A machine learning-based diagnostic model for children with autism spectrum disorders complicated with intellectual disability

Chao Song; Zhong-Quan Jiang; Li-Fei Hu; Wen-Hao Li; Xiao-Lin Liu; Yan-Yan Wang; Wen-Yuan Jin; Zhi-Wei Zhu

doi:10.3389/fpsyt.2022.993077

A machine learning-based diagnostic model for children with autism spectrum disorders complicated with intellectual disability

Front Psychiatry. 2022 Sep 21:13:993077. doi: 10.3389/fpsyt.2022.993077. eCollection 2022.

Authors

Chao Song¹, Zhong-Quan Jiang², Li-Fei Hu¹, Wen-Hao Li¹, Xiao-Lin Liu¹, Yan-Yan Wang¹, Wen-Yuan Jin¹, Zhi-Wei Zhu¹

Affiliations

¹ Department of Developmental and Behavioral Pediatrics, The Children's Hospital, Zhejiang University School of Medicine, National Clinical Research Centre for Child Health, Hangzhou, China.
² School of Public Health, Lanzhou University, Lanzhou, China.

Abstract

Background: Early detection of children with autism spectrum disorder (ASD) and comorbid intellectual disability (ID) can help in individualized intervention. Appropriate assessment and diagnostic tools are lacking in primary care. This study aims to explore the applicability of machine learning (ML) methods in diagnosing ASD comorbid ID compared with traditional regression models.
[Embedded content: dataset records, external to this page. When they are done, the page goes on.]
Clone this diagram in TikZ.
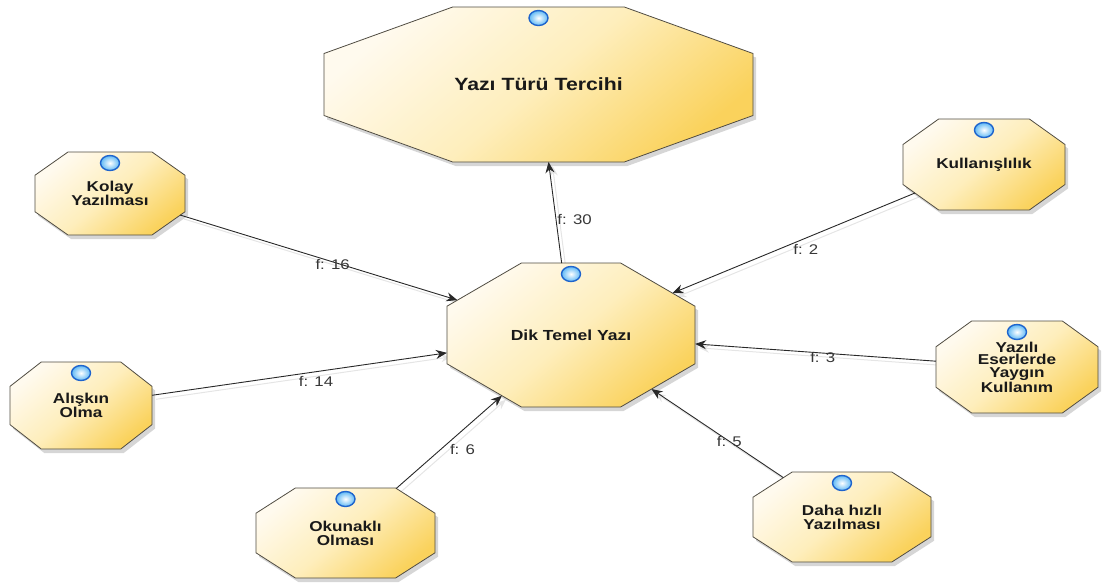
\documentclass[tikz,border=0pt]{standalone}
\usepackage{fontspec}
\setmainfont{Liberation Sans}[FakeStretch=1.2]
\usetikzlibrary{arrows.meta,shadows,shapes.geometric}
\pgfdeclarelayer{background}
\pgfsetlayers{background,main}
\makeatletter
\pgfkeys{/pgf/oct fx/.initial=0.3,/pgf/oct fy/.initial=0.3}
\pgfdeclareshape{octbox}{%
  \inheritsavedanchors[from=rectangle]%
  \inheritanchor[from=rectangle]{center}%
  \inheritanchor[from=rectangle]{north}%
  \inheritanchor[from=rectangle]{south}%
  \inheritanchor[from=rectangle]{east}%
  \inheritanchor[from=rectangle]{west}%
  \savedmacro\octfx{\edef\octfx{\pgfkeysvalueof{/pgf/oct fx}}}%
  \savedmacro\octfy{\edef\octfy{\pgfkeysvalueof{/pgf/oct fy}}}%
  \backgroundpath{%
    \southwest \edef\oc@l{\the\pgf@x}\edef\oc@b{\the\pgf@y}%
    \northeast \edef\oc@r{\the\pgf@x}\edef\oc@t{\the\pgf@y}%
    \pgfmathsetlengthmacro\oc@L{(\oc@l)+\octfx*((\oc@r)-(\oc@l))}%
    \pgfmathsetlengthmacro\oc@R{(\oc@r)-\octfx*((\oc@r)-(\oc@l))}%
    \pgfmathsetlengthmacro\oc@B{(\oc@b)+\octfy*((\oc@t)-(\oc@b))}%
    \pgfmathsetlengthmacro\oc@T{(\oc@t)-\octfy*((\oc@t)-(\oc@b))}%
    \pgfpathmoveto{\pgfpoint{\oc@L}{\oc@t}}%
    \pgfpathlineto{\pgfpoint{\oc@R}{\oc@t}}%
    \pgfpathlineto{\pgfpoint{\oc@r}{\oc@T}}%
    \pgfpathlineto{\pgfpoint{\oc@r}{\oc@B}}%
    \pgfpathlineto{\pgfpoint{\oc@R}{\oc@b}}%
    \pgfpathlineto{\pgfpoint{\oc@L}{\oc@b}}%
    \pgfpathlineto{\pgfpoint{\oc@l}{\oc@B}}%
    \pgfpathlineto{\pgfpoint{\oc@l}{\oc@T}}%
    \pgfpathclose
  }%
  \anchorborder{%
    \edef\oc@dx{\the\pgf@x}\edef\oc@dy{\the\pgf@y}%
    \southwest \edef\oc@l{\the\pgf@x}\edef\oc@b{\the\pgf@y}%
    \northeast \edef\oc@r{\the\pgf@x}\edef\oc@t{\the\pgf@y}%
    \pgfmathsetmacro\oc@a{((\oc@r)-(\oc@l))/2}%
    \pgfmathsetmacro\oc@h{((\oc@t)-(\oc@b))/2}%
    \pgfmathsetmacro\oc@mx{((\oc@r)+(\oc@l))/2}%
    \pgfmathsetmacro\oc@my{((\oc@t)+(\oc@b))/2}%
    \pgfmathsetmacro\oc@s{max(abs(\oc@dx),abs(\oc@dy),0.0001)}%
    \pgfmathsetmacro\oc@ux{(\oc@dx)/\oc@s}%
    \pgfmathsetmacro\oc@uy{(\oc@dy)/\oc@s}%
    \pgfmathsetmacro\oc@K{1/(2*\octfx)+1/(2*\octfy)-1}%
    \pgfmathsetmacro\oc@m{max(abs(\oc@ux)/\oc@a,abs(\oc@uy)/\oc@h,(abs(\oc@ux)/(2*\octfx*\oc@a)+abs(\oc@uy)/(2*\octfy*\oc@h))/\oc@K)}%
    \pgfmathsetmacro\oc@tt{1/\oc@m}%
    \pgfmathsetmacro\oc@X{\oc@mx+\oc@tt*(\oc@ux)}%
    \pgfmathsetmacro\oc@Y{\oc@my+\oc@tt*(\oc@uy)}%
    \pgf@x=\oc@X pt\relax
    \pgf@y=\oc@Y pt\relax
  }%
}
\makeatother
\definecolor{octlight}{RGB}{255,250,238}
\definecolor{octmid}{RGB}{254,238,188}
\definecolor{octdark}{RGB}{250,210,92}
\definecolor{octline}{RGB}{80,76,66}
\definecolor{iconring}{RGB}{30,100,205}
\definecolor{iconball}{RGB}{95,185,245}
\definecolor{linkcol}{RGB}{40,40,40}
\definecolor{labcol}{RGB}{55,55,55}
\tikzset{
  oct fx/.code={\pgfkeyssetvalue{/pgf/oct fx}{#1}},
  oct fy/.code={\pgfkeyssetvalue{/pgf/oct fy}{#1}},
  octnode/.style={shape=octbox, draw=octline, line width=0.8pt, outer sep=0pt,
    inner sep=2pt, align=center, text=black!90,
    font=\bfseries\fontsize{14.3}{14}\selectfont,
    top color=octlight, bottom color=octdark, middle color=octmid, shading angle=40,
    drop shadow={shadow xshift=3pt, shadow yshift=-4pt, opacity=0.16, fill=black}},
  bignode/.style={octnode, oct fx=0.3, oct fy=0.3},
  smallnode/.style={octnode, oct fx=0.22, oct fy=0.28},
  icon/.style={ellipse, minimum width=19pt, minimum height=15pt, inner sep=0pt,
    draw=iconring, line width=1.4pt, inner color=white, outer color=iconball},
  link/.style={draw=linkcol, line width=0.9pt, -{Stealth[length=11pt,width=9pt]}},
  ghost/.style={draw=black!10, line width=1pt, -{Stealth[length=10pt,width=8pt]},
    transform canvas={xshift=4pt,yshift=-4pt}},
  lab/.style={font=\fontsize{14}{14}\selectfont, text=labcol, inner sep=1pt},
}
\begin{document}
\begin{tikzpicture}[x=1pt,y=-1pt]
\useasboundingbox (0,0) rectangle (1103,582);
% nodes
\node[bignode, minimum width=429pt, minimum height=155pt,
  font=\bfseries\fontsize{17.7}{19}\selectfont] (top) at (538.5,84.5) {Yazı Türü Tercihi};
\node[bignode, minimum width=248pt, minimum height=144pt,
  font=\bfseries\fontsize{14.6}{16}\selectfont] (dik) at (571,335) {Dik Temel Yazı};
\node[smallnode, minimum width=150pt, minimum height=83pt] (kolay) at (110,193.5) {Kolay\\Yazılması};
\node[smallnode, minimum width=142pt, minimum height=87pt] (alis) at (81,405.5) {Alışkın\\Olma};
\node[smallnode, minimum width=162pt, minimum height=91pt] (kull) at (984,164.5) {Kullanışlılık};
\node[smallnode, minimum width=162pt, minimum height=92pt,
  font=\bfseries\fontsize{14.3}{12.8}\selectfont] (yazili) at (1017,367) {Yazılı\\Eserlerde\\Yaygın\\Kullanım};
\node[smallnode, minimum width=179pt, minimum height=90pt] (okun) at (345.5,533) {Okunaklı\\Olması};
\node[smallnode, minimum width=178pt, minimum height=90pt] (daha) at (842,517) {Daha hızlı\\Yazılması};
% faint duplicate connectors
\begin{pgfonlayer}{background}
\foreach \s/\t in {dik/top,kolay/dik,alis/dik,okun/dik,daha/dik,yazili/dik,kull/dik}
  \draw[ghost] (\s) -- (\t);
\end{pgfonlayer}
% connectors
\draw[link] (dik) -- node[lab, pos=0.43, anchor=west] {f: 30} (top);
\draw[link] (kolay) -- node[lab, pos=0.55, yshift=-3pt] {f: 16} (dik);
\draw[link] (alis) -- node[lab, pos=0.556, yshift=-10pt] {f: 14} (dik);
\draw[link] (okun) -- node[lab, pos=0.42, anchor=west, xshift=8pt] {f: 6} (dik);
\draw[link] (daha) -- node[lab, pos=0.41] {f: 5} (dik);
\draw[link] (yazili) -- node[lab, pos=0.47, yshift=-4pt] {f: 3} (dik);
\draw[link] (kull) -- node[lab, pos=0.45, yshift=-11pt] {f: 2} (dik);
% icons
\foreach \n in {top,dik,kolay,alis,kull,yazili,okun,daha}
  \node[icon] (\n-icon) at ([yshift=-11pt]\n.north) {};
\end{tikzpicture}
\end{document}
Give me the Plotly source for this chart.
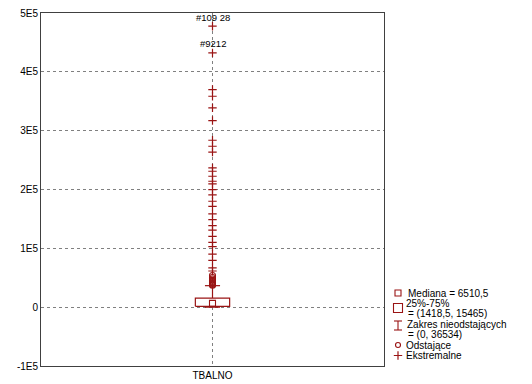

Method: From January 2017 to December 2021, 241 children with ASD, with an average age of 6.41 ± 1.96, diagnosed in the Developmental Behavior Department of the Children's Hospital Affiliated with the Medical College of Zhejiang University were included in the analysis. This study trained the traditional diagnostic models of Logistic regression (LR), Support Vector Machine (SVM), and two ensemble learning algorithms [Random Forest (RF) and XGBoost]. Socio-demographic and behavioral observation data were used to distinguish whether autistic children had combined ID. The hyperparameters adjustment uses grid search and 10-fold validation. The Boruta method is used to select variables. The model's performance was evaluated using discrimination, calibration, and decision curve analysis (DCA).

Result: Among 241 autistic children, 98 (40.66%) were ASD comorbid ID. The four diagnostic models can better distinguish whether autistic children are complicated with ID, and the accuracy of SVM is the highest (0.836); SVM and XGBoost have better accuracy (0.800, 0.838); LR has the best sensitivity (0.939), followed by SVM (0.952). Regarding specificity, SVM, RF, and XGBoost performed significantly higher than LR (0.355). The AUC of ML (SVM, 0.835 [95% CI: 0.747-0.944]; RF, 0.829 [95% CI: 0.738-0.920]; XGBoost, 0.845 [95% CI: 0.734-0.937]) is not different from traditional LR (0.858 [95% CI: 0.770-0.944]). Only SVM observed a good calibration degree. Regarding DCA, LR, and SVM have higher benefits in a wider threshold range.

Conclusion: Compared to the traditional regression model, ML model based on socio-demographic and behavioral observation data, especially SVM, has a better ability to distinguish whether autistic children are combined with ID.

Keywords: artificial intelligence; autism spectrum disorder; child; diagnostic model; intellectual disability; machine learning.